An outline of the cause of action relied on by the debtor to constitute the cross demand, with sufficient accompanying detail to show that the debtor is bona fide in his contention that he has such a cross demand, is all that is required of the initial affidavit. For the reasons I have already given, I think the applicant's affidavit of 16 June, 1994 is sufficient to enliven s. 41(7).

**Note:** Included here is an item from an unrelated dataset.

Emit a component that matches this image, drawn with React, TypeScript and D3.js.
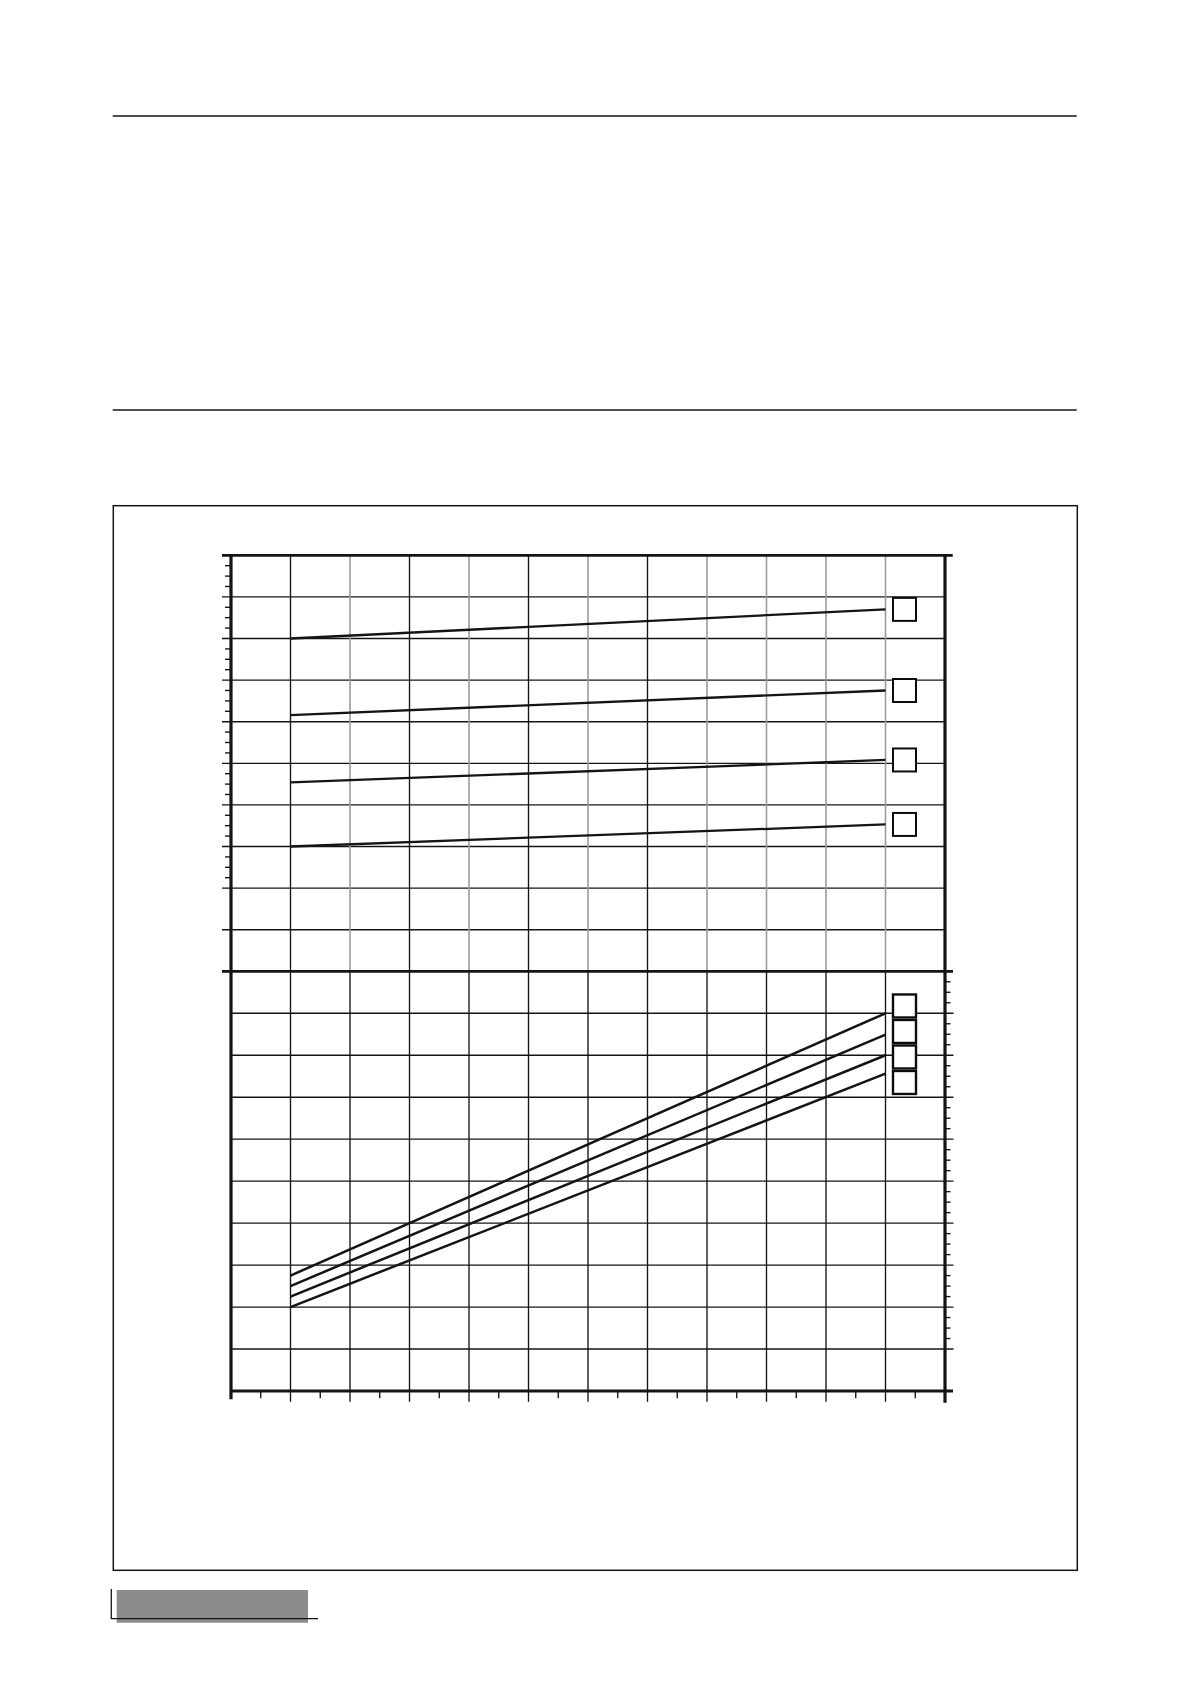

It is unnecessary to express any final view on the extent to which a debtor can properly rely on material supplementary to the material filed within the time allowed by the bankruptcy notice for compliance with the demand there made, when the matter comes before the Court and the debtor is seeking to satisfy the Court that he has the requisite cross demand. However, it is at least permissible for a debtor then to rely on "evidence supplementing the earlier affidavit for the purpose of explication without going beyond its scope": Re Laybutt; Ex parte Robinson (unreported, Beaumont J, 26 June, 1985) and on material which expands on matters in the affidavit filed within time, although the debtor cannot supplement any deficiency in that material where no sufficient affidavit has been filed within the time allowed by s. 41(7) and the relevant bankruptcy notice: Re James; Ex parte Carter Holt Harver Roofing (Aust.) Pty. Ltd., supra.
The preliminary point taken by the respondent fails. The further hearing of the application is adjourned to 28 September, 1994.